The two twenty-something writers, Damon and Affleck, make the inherently sappy storyline work by constantly juxtaposing Generation X slacker smarts against the fancier world of MIT math professors in Boston. Damon's poster-boy good looks contrast nicely with his machete-like way with words. Orphaned and abused as a child (the film just hints at this), Will Hunting has learned to use his genius as a shield and a weapon. When up against the legal system for punching a cop, he calls upon obscure legal statutes in his photographic memory to argue his way out of jail. When faced with a battery of shrinks, he reads their books before each session and then turns their techniques inside out, honing in on their weaknesses until they quit in disgust.

Meanwhile Will works as a janitor in the MIT math department just so he can solve dastardly difficult math problems without telling anyone he did it, and he hangs out with a bunch of Irish working class yobs in the low haunts of Boston. Someone compares Will to the Unabomber at one point, and the reference is apt: he'd just as soon hurt people with his brilliance as help them. Soon enough, an MIT math professor adopts Will and sets him up with weekly sessions with Sean McGuire (Robin Williams). Where all of the other shrinks fail, McGuire gradually develops a rapport with the brash young brat, mostly by mercifully not resorting to much psychobabble. We've seen plots like this before in The Prince of Tides, Ordinary People, etc., but again the young writers skirt the cliff edge of Freudian cheese by emphasizing Will's emotional sterility. The director, Gus Van Sant, explored another sterile character in To Die For, where Nicole Kidman's ice queen kills her husband and then revels in the media attention.

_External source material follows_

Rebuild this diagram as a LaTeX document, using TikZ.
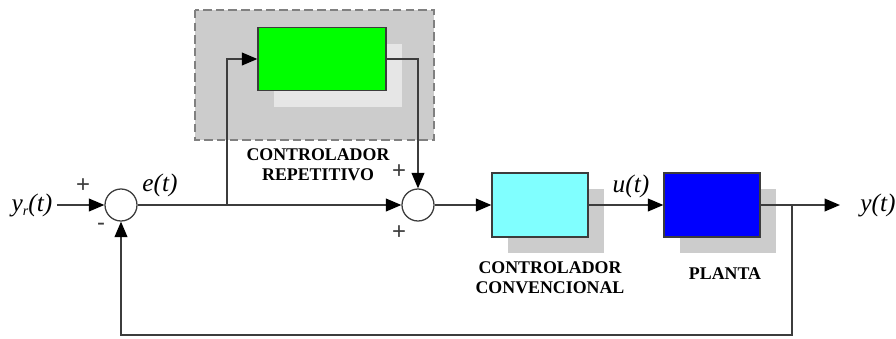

In this film, we gradually realize that Will won't let anyone near him or challenge him. His brains provide artillery against any personal encroachment, but what to do with himself after all of the intellectual putdowns? Robin Williams counters Will's irony with shaky gnomelike sincerity, and they play a kind of chess game of the psyche. I know it sounds hokey, but it works in part because of Van Sant's postpunk direction and the luscious contrasting colors (grunge burnt sienna, dark blues, and tacky reds) of cinematographer Jean Yves Escoffier. GWH's screenplay reminded me of other undersung Gen X films like Chasing Amy and Grosse Point Blank, but the film has a complex visual sophistication all its own.

Minnie Driver shows up as a love interest, a rich Harvard girl named Skylar Stella with an impossibly round face. I won't give away the ending, but imagine a glacier of ice starting to melt, a kind of lyrical softening you get in The Graduate. After all of that cold brilliance, it's nice to have a thaw.